TASK DESCRIPTION:
Skip the pictures. Transcribe the rest of the data below without changing a word.

DATA SEGMENT:
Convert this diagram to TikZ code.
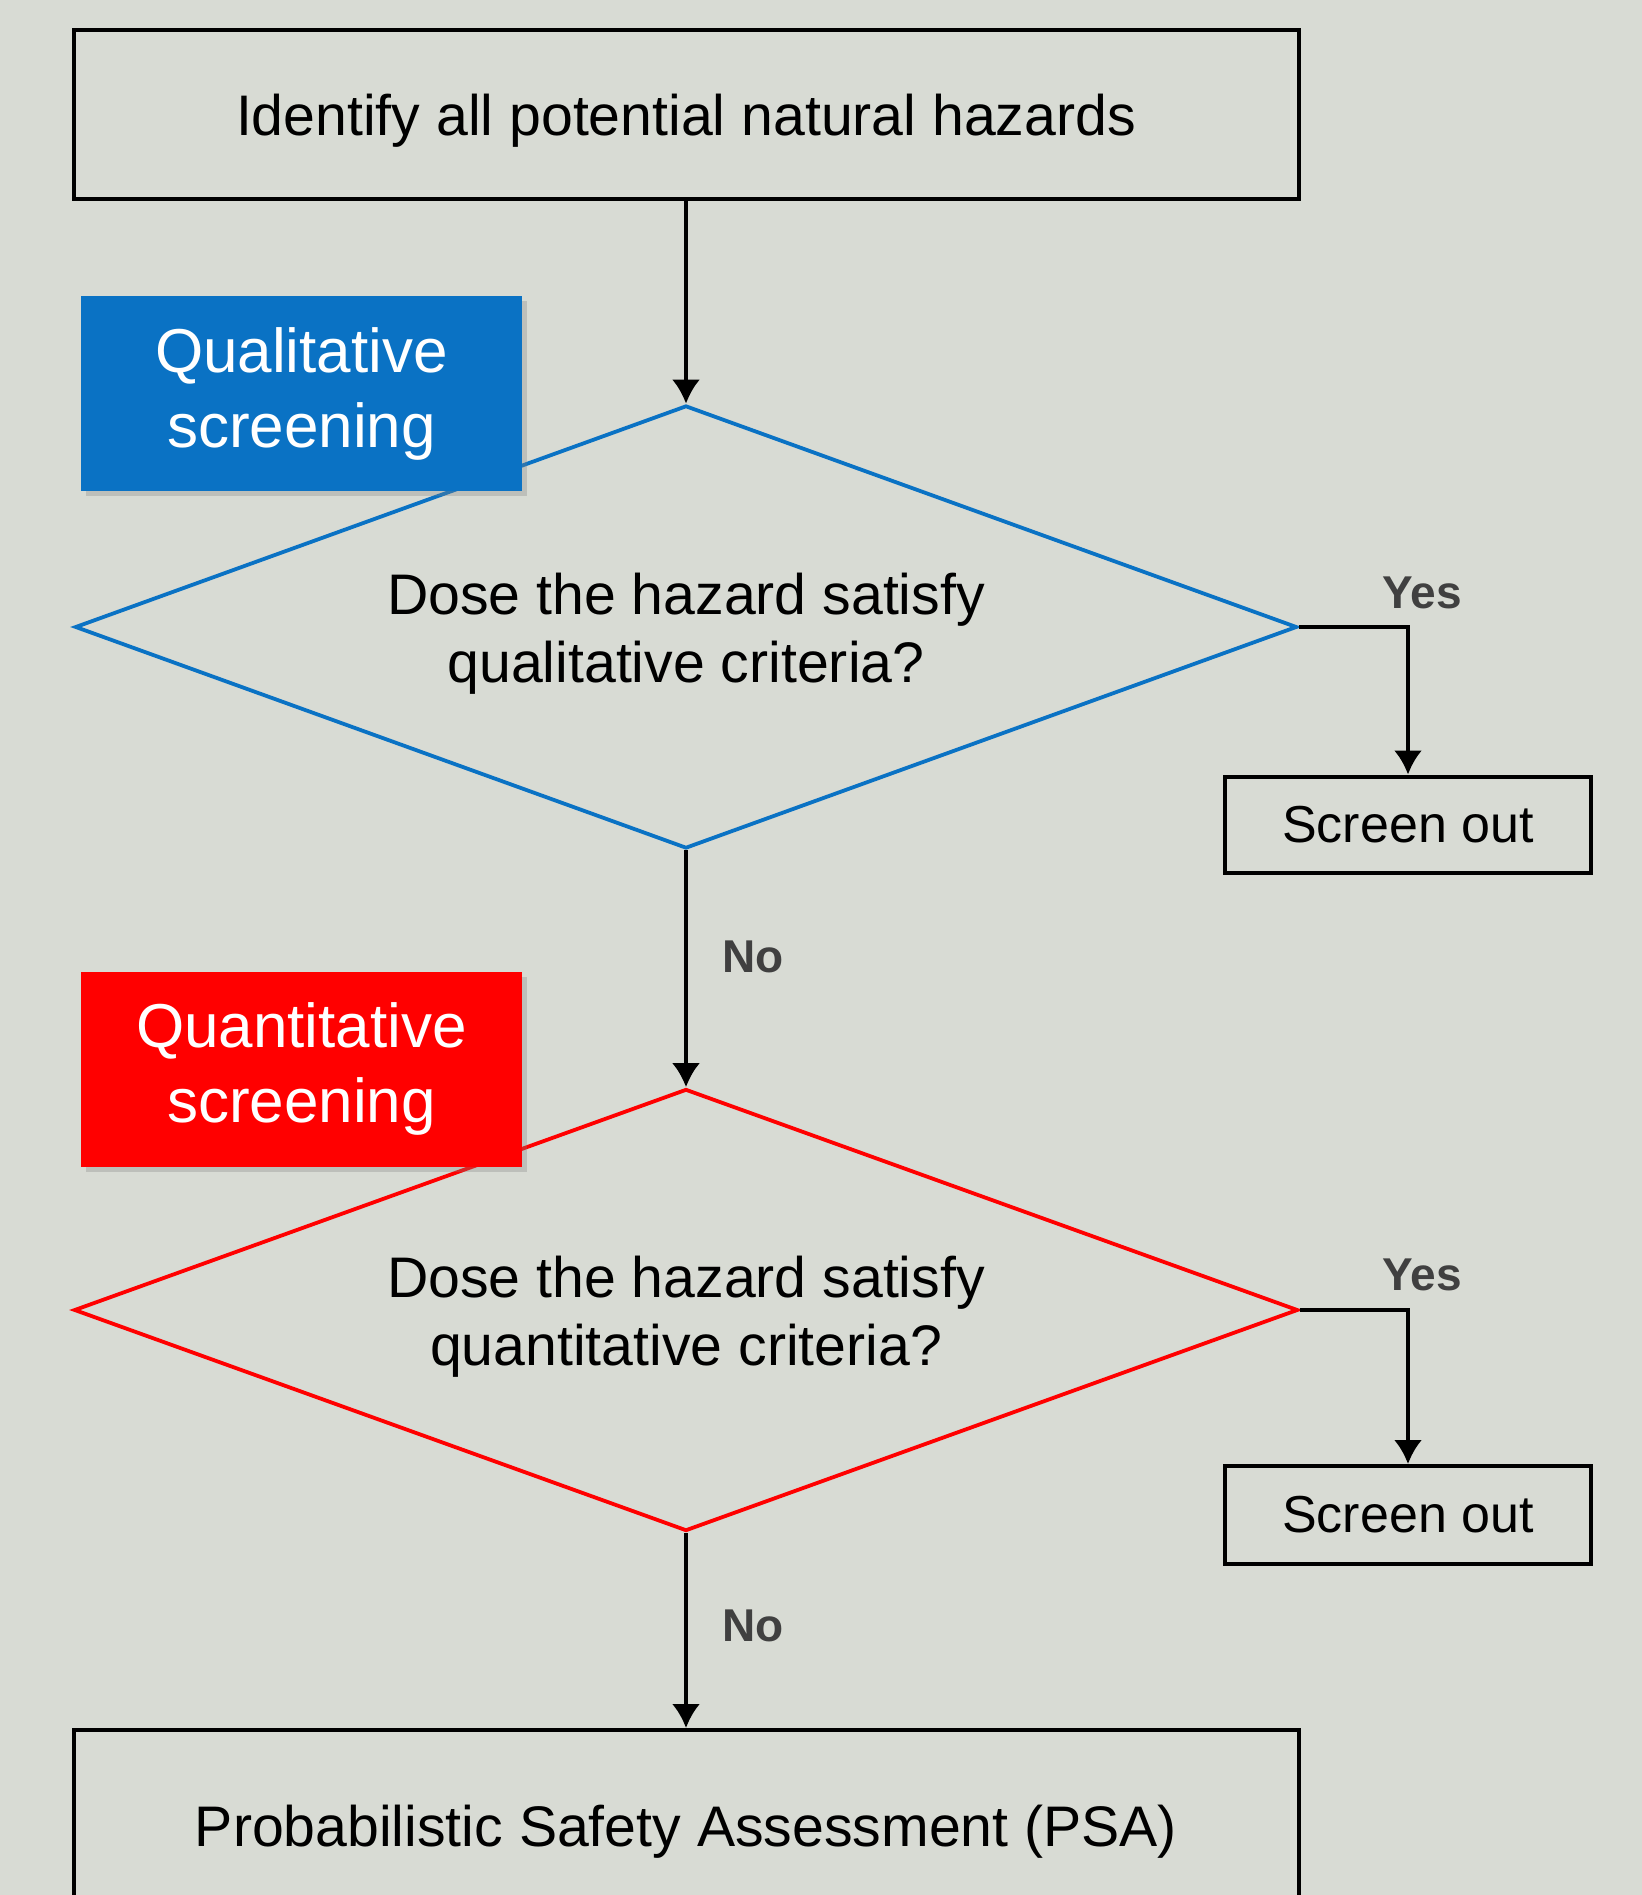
\documentclass[tikz,border=0pt]{standalone}
\usepackage{fontspec}
\setmainfont{Liberation Sans}
\usepackage{tikz}
\usetikzlibrary{shapes.geometric, shadows, arrows.meta}
\definecolor{bgcol}{RGB}{216,219,212}
\definecolor{qualblue}{RGB}{10,114,196}
\definecolor{quanred}{RGB}{255,0,0}
\definecolor{labelgray}{RGB}{64,64,64}
\newcommand{\lowstrut}{\rule{0pt}{27pt}}
\tikzset{>={Latex[length=12pt,width=14pt]}}
\tikzset{
  bigbox/.style = {draw, line width = 2, minimum width = 612.5pt, inner sep = 0, execute at begin node = {\lowstrut}, font = \fontsize{28.6}{34}\selectfont},
  outbox/.style = {draw, line width = 2, minimum width = 183pt, minimum height = 48pt, inner sep = 0, font = \fontsize{26}{31}\selectfont},
  decision/.style = {diamond, aspect = 2.76, draw = #1, line width = 1.9, inner sep = 0, align = center, font = \fontsize{28.6}{34}\selectfont},
  tag/.style = {fill = #1, text = white, minimum width = 220.5pt, minimum height = 97.5pt, align = center, font = \fontsize{31}{37.5}\selectfont, drop shadow = {shadow xshift = 2.5pt, shadow yshift = -2.5pt, opacity = 0.3}},
  answer/.style = {text = labelgray, font = \fontsize{23}{27}\selectfont\bfseries},
  flow/.style = {line width = 1.8, ->}
}

\begin{document}
\begin{tikzpicture}[x = 0.5pt, y = -0.5pt]
\fill[bgcol] (0,0) rectangle (1642,1895);
\useasboundingbox (0,0) rectangle (1642,1895);

\node[decision = qualblue, minimum width = 611pt, minimum height = 221.5pt] (qual) at (686, 627) {\lowstrut Dose the hazard satisfy\\qualitative criteria?};
\node[decision = quanred, minimum width = 612pt, minimum height = 221pt] (quan) at (686, 1310) {\lowstrut Dose the hazard satisfy\\quantitative criteria?};
\node[bigbox, minimum height = 84.5pt] (identify) at (686, 114.5) {Identify all potential natural hazards};
\node[bigbox, minimum height = 95pt] (psa) at (686, 1825) {Probabilistic Safety Assessment (PSA)};
\node[tag = qualblue] (qualtag) at (301.5, 393.5) {Qualitative\\screening};
\node[tag = quanred] (quantag) at (301.5, 1069) {Quantitative\\screening};
\node[outbox] (out1) at (1408, 824.5) {Screen out};
\node[outbox, minimum height = 49pt] (out2) at (1408, 1515) {Screen out};

\draw[flow] (identify.south) -- (qual.north);
\draw[flow] (qual.south) -- (quan.north);
\draw[flow] (quan.south) -- (psa.north);
\draw[flow] (qual.east) -| (out1.north);
\draw[flow] (quan.east) -| (out2.north);

\node[answer] (yes1) at (1422, 593) {Yes};
\node[answer] (yes2) at (1422, 1275) {Yes};
\node[answer] (no1) at (753, 957) {No};
\node[answer] (no2) at (753, 1626) {No};
\end{tikzpicture}
\end{document}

WRITTEN ANSWER:
Convert this diagram to TikZ code.
\documentclass[tikz,border=0pt]{standalone}
\usepackage{fontspec}
\setmainfont{Liberation Sans}
\usepackage{tikz}
\usetikzlibrary{shapes.geometric, shadows, arrows.meta}
\definecolor{bgcol}{RGB}{216,219,212}
\definecolor{qualblue}{RGB}{10,114,196}
\definecolor{quanred}{RGB}{255,0,0}
\definecolor{labelgray}{RGB}{64,64,64}
\newcommand{\lowstrut}{\rule{0pt}{27pt}}
\tikzset{>={Latex[length=12pt,width=14pt]}}
\tikzset{
  bigbox/.style = {draw, line width = 2, minimum width = 612.5pt, inner sep = 0, execute at begin node = {\lowstrut}, font = \fontsize{28.6}{34}\selectfont},
  outbox/.style = {draw, line width = 2, minimum width = 183pt, minimum height = 48pt, inner sep = 0, font = \fontsize{26}{31}\selectfont},
  decision/.style = {diamond, aspect = 2.76, draw = #1, line width = 1.9, inner sep = 0, align = center, font = \fontsize{28.6}{34}\selectfont},
  tag/.style = {fill = #1, text = white, minimum width = 220.5pt, minimum height = 97.5pt, align = center, font = \fontsize{31}{37.5}\selectfont, drop shadow = {shadow xshift = 2.5pt, shadow yshift = -2.5pt, opacity = 0.3}},
  answer/.style = {text = labelgray, font = \fontsize{23}{27}\selectfont\bfseries},
  flow/.style = {line width = 1.8, ->}
}

\begin{document}
\begin{tikzpicture}[x = 0.5pt, y = -0.5pt]
\fill[bgcol] (0,0) rectangle (1642,1895);
\useasboundingbox (0,0) rectangle (1642,1895);

\node[decision = qualblue, minimum width = 611pt, minimum height = 221.5pt] (qual) at (686, 627) {\lowstrut Dose the hazard satisfy\\qualitative criteria?};
\node[decision = quanred, minimum width = 612pt, minimum height = 221pt] (quan) at (686, 1310) {\lowstrut Dose the hazard satisfy\\quantitative criteria?};
\node[bigbox, minimum height = 84.5pt] (identify) at (686, 114.5) {Identify all potential natural hazards};
\node[bigbox, minimum height = 95pt] (psa) at (686, 1825) {Probabilistic Safety Assessment (PSA)};
\node[tag = qualblue] (qualtag) at (301.5, 393.5) {Qualitative\\screening};
\node[tag = quanred] (quantag) at (301.5, 1069) {Quantitative\\screening};
\node[outbox] (out1) at (1408, 824.5) {Screen out};
\node[outbox, minimum height = 49pt] (out2) at (1408, 1515) {Screen out};

\draw[flow] (identify.south) -- (qual.north);
\draw[flow] (qual.south) -- (quan.north);
\draw[flow] (quan.south) -- (psa.north);
\draw[flow] (qual.east) -| (out1.north);
\draw[flow] (quan.east) -| (out2.north);

\node[answer] (yes1) at (1422, 593) {Yes};
\node[answer] (yes2) at (1422, 1275) {Yes};
\node[answer] (no1) at (753, 957) {No};
\node[answer] (no2) at (753, 1626) {No};
\end{tikzpicture}
\end{document}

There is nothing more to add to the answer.